Accessing cancer care as a non-English speaking patient has become an "alarming" challenge, according to researchers from the University of Michigan in Ann Arbor.
Through a study, published Sept. 7 in the Journal of the National Comprehensive Cancer Network, researchers randomly identified 144 hospitals across 12 states and had six professionals investigate how well the hospitals could respond to a simulated, scripted patient call inquiring about cancer care in either Spanish, Mandarin or English.
Out of 1,296 calls that were made, only 52.9 percent were adequately given next steps. By language, 93.5 percent of English-speaker simulation calls were provided with adequate next steps in accessing cancer care, while only 37.7 percent of Spanish-speaker calls and 27.5 percent of Mandarin-speaker calls were given the same.

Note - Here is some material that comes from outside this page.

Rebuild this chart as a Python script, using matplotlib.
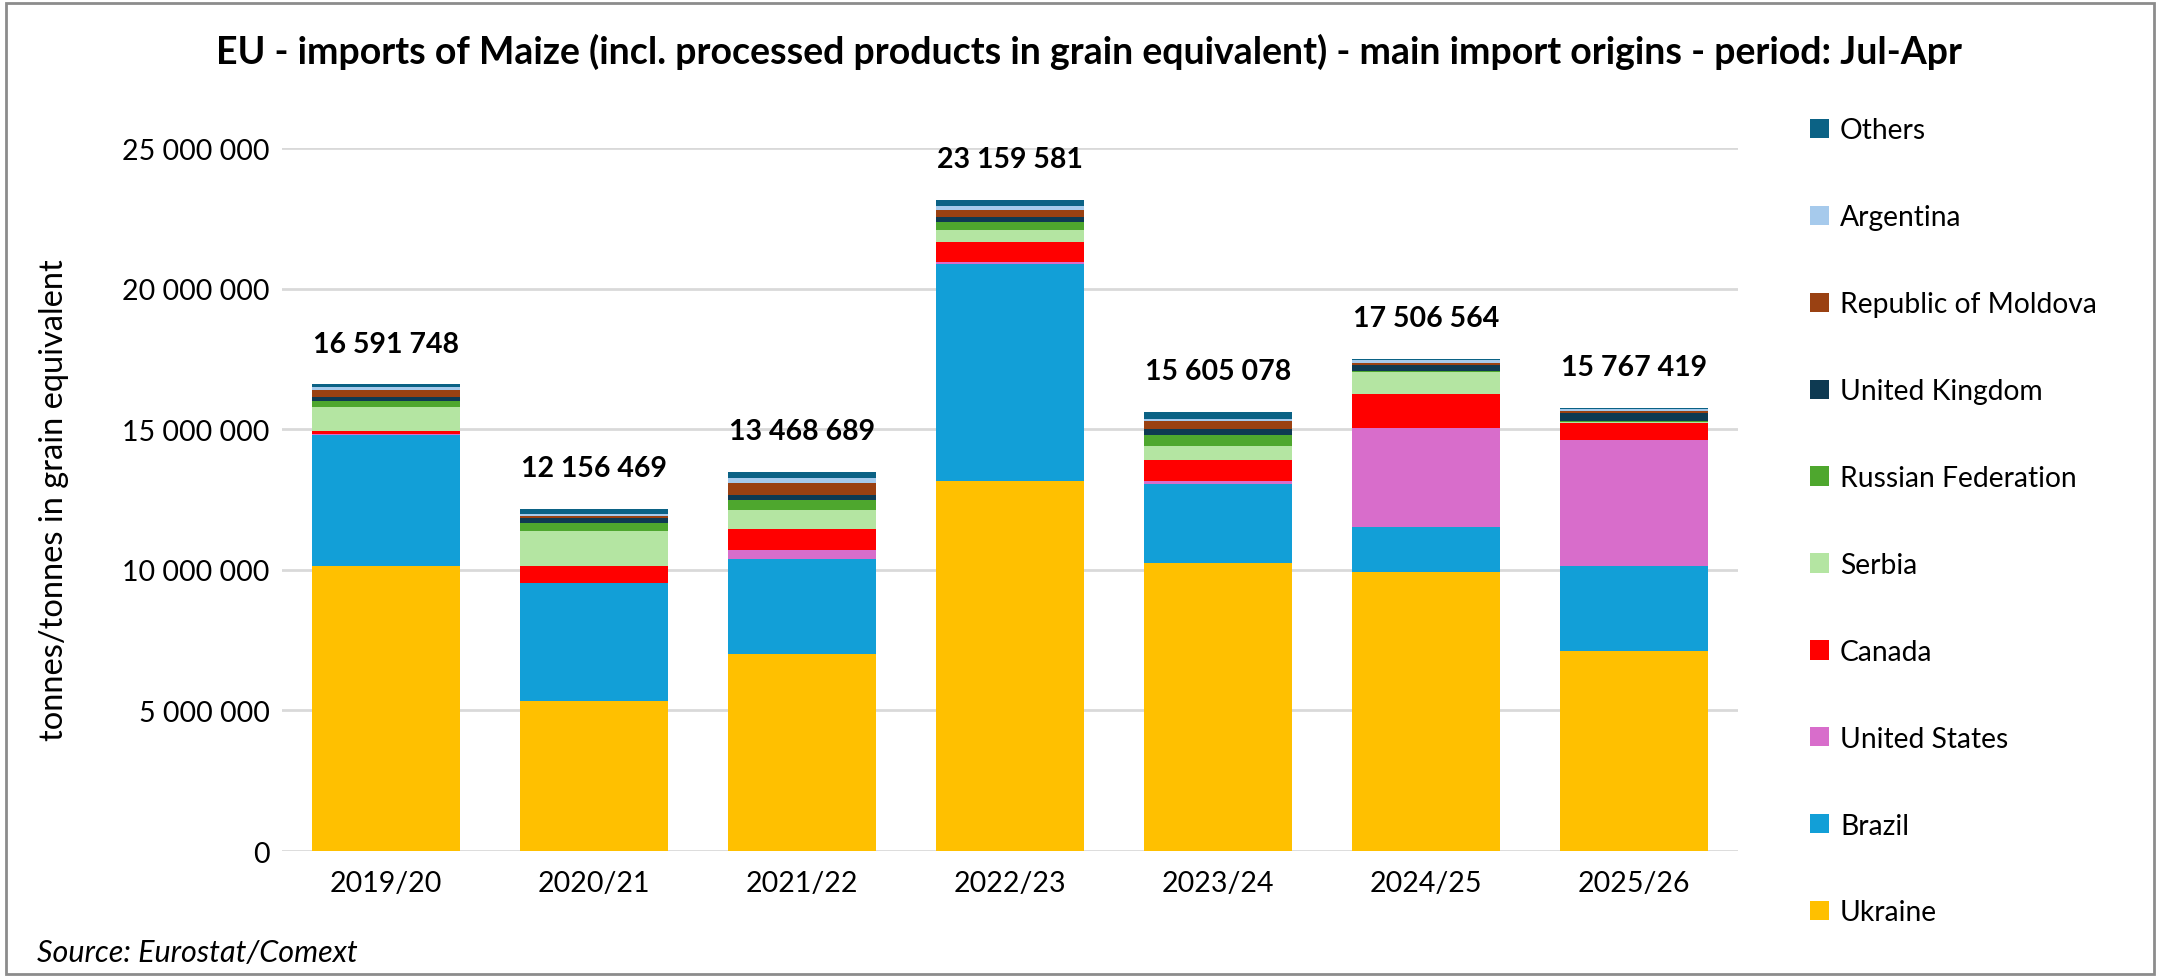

"Our study found significant language-based disparities in patients’ access to cancer care well before they are seen by a physician," Debbie Chen, MD, lead researcher on the study from the University of Michigan said in the release. "If patients with cancer cannot access information on where to obtain the appropriate cancer care, what other critical information and services are they not able to access in our healthcare system?"
Overall, they found that 40 percent of the calls ultimately "ended prior to the simulated patient caller being connected with a language-concordant staff or provided with language-concordant information."